Extract the lines of the material below, beginning with the first and ending with the line that holds "7.93, 6.21, 5.75];". Skip every picture.

--- BEGIN ---

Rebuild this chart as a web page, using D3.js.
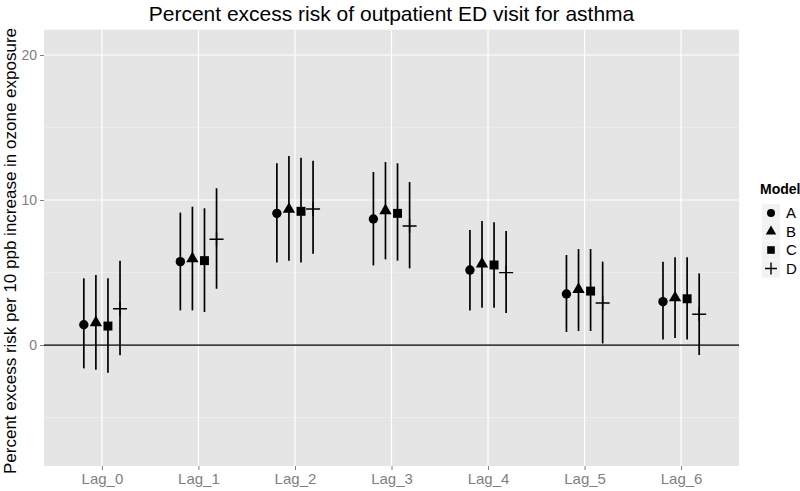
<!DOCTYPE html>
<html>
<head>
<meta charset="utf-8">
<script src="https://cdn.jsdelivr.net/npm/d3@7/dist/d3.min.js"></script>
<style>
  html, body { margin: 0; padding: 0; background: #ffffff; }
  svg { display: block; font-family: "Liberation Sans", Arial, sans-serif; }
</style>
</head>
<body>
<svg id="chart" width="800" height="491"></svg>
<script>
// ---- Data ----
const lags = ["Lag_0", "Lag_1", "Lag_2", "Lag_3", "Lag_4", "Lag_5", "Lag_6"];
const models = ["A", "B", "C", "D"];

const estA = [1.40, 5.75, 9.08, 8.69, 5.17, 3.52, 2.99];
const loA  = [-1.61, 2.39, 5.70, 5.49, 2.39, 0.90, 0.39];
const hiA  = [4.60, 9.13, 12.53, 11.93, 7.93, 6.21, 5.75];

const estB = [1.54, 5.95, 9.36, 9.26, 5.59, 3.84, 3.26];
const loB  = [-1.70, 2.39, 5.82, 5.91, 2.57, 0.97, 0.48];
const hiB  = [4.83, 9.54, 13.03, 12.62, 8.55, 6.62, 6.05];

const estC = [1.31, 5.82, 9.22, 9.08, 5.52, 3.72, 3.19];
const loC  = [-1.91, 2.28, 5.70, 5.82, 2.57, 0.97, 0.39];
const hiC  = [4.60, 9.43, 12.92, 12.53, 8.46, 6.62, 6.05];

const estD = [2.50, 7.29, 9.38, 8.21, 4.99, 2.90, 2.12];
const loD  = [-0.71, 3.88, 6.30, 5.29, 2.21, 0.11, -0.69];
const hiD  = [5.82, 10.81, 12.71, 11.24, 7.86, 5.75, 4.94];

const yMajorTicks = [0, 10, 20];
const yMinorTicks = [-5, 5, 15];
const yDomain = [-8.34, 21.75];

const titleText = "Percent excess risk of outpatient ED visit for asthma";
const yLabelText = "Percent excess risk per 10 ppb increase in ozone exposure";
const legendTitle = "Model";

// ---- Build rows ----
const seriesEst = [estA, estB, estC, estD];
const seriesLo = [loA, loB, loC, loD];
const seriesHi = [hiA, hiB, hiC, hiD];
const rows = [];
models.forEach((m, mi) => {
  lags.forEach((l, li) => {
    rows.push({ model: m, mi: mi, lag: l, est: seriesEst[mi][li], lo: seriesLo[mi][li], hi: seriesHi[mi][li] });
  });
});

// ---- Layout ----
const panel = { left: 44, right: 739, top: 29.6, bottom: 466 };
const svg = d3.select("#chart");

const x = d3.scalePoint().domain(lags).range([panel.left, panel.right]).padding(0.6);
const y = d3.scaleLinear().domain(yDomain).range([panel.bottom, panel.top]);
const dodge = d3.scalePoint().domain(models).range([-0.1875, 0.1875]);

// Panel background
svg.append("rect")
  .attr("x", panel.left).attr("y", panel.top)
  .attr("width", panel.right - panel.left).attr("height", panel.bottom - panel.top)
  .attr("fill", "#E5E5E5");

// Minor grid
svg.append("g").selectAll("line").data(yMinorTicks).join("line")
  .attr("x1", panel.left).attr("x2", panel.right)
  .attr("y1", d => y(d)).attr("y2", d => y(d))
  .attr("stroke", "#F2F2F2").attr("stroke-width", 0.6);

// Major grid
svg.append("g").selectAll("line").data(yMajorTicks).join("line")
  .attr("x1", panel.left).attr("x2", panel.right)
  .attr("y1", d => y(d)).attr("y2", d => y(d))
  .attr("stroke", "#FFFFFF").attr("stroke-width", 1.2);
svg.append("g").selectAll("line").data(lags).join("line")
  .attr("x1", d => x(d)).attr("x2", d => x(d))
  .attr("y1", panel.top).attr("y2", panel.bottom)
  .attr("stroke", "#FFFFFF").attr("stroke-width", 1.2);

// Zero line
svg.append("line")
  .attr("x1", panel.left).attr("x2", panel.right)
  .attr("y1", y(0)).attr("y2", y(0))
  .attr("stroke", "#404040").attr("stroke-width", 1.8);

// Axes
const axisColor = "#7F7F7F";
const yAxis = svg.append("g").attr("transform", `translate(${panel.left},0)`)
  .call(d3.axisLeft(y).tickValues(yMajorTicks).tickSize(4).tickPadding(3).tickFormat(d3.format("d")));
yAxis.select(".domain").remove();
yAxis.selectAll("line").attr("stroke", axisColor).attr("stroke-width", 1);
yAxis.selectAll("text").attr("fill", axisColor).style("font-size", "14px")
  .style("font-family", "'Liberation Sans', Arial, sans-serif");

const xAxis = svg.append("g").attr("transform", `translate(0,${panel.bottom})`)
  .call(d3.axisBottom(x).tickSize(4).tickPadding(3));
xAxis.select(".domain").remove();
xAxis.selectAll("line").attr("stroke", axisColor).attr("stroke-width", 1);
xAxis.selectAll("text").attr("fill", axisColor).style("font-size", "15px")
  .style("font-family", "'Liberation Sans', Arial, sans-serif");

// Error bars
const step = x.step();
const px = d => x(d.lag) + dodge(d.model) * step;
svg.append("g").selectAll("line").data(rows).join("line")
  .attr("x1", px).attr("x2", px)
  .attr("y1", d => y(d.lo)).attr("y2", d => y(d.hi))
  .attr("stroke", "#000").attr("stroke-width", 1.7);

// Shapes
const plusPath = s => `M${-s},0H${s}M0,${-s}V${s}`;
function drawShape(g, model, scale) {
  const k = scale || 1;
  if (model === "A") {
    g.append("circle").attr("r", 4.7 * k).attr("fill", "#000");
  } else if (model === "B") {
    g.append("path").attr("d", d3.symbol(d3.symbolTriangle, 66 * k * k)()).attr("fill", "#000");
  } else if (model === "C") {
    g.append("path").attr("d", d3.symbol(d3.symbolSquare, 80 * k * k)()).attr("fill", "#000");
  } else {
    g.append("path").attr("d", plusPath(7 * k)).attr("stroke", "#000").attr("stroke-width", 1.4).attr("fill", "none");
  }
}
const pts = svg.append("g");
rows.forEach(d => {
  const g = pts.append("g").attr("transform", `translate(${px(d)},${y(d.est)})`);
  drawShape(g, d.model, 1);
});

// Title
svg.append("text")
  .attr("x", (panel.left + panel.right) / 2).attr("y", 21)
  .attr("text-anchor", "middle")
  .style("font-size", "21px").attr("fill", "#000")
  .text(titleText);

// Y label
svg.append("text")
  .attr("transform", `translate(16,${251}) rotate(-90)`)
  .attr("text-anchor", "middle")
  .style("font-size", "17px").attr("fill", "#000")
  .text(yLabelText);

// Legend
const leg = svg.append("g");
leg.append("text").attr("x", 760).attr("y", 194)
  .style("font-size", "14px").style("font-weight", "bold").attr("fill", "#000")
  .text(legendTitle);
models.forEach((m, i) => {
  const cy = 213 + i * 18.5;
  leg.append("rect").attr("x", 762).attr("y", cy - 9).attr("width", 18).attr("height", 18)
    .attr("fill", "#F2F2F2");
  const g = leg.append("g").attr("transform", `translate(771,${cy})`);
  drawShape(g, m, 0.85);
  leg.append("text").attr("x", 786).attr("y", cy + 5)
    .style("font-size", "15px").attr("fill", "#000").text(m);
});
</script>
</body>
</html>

--- END ---

§ **Written reply**:
Rebuild this chart as a web page, using D3.js.
<!DOCTYPE html>
<html>
<head>
<meta charset="utf-8">
<script src="https://cdn.jsdelivr.net/npm/d3@7/dist/d3.min.js"></script>
<style>
  html, body { margin: 0; padding: 0; background: #ffffff; }
  svg { display: block; font-family: "Liberation Sans", Arial, sans-serif; }
</style>
</head>
<body>
<svg id="chart" width="800" height="491"></svg>
<script>
// ---- Data ----
const lags = ["Lag_0", "Lag_1", "Lag_2", "Lag_3", "Lag_4", "Lag_5", "Lag_6"];
const models = ["A", "B", "C", "D"];

const estA = [1.40, 5.75, 9.08, 8.69, 5.17, 3.52, 2.99];
const loA  = [-1.61, 2.39, 5.70, 5.49, 2.39, 0.90, 0.39];
const hiA  = [4.60, 9.13, 12.53, 11.93, 7.93, 6.21, 5.75];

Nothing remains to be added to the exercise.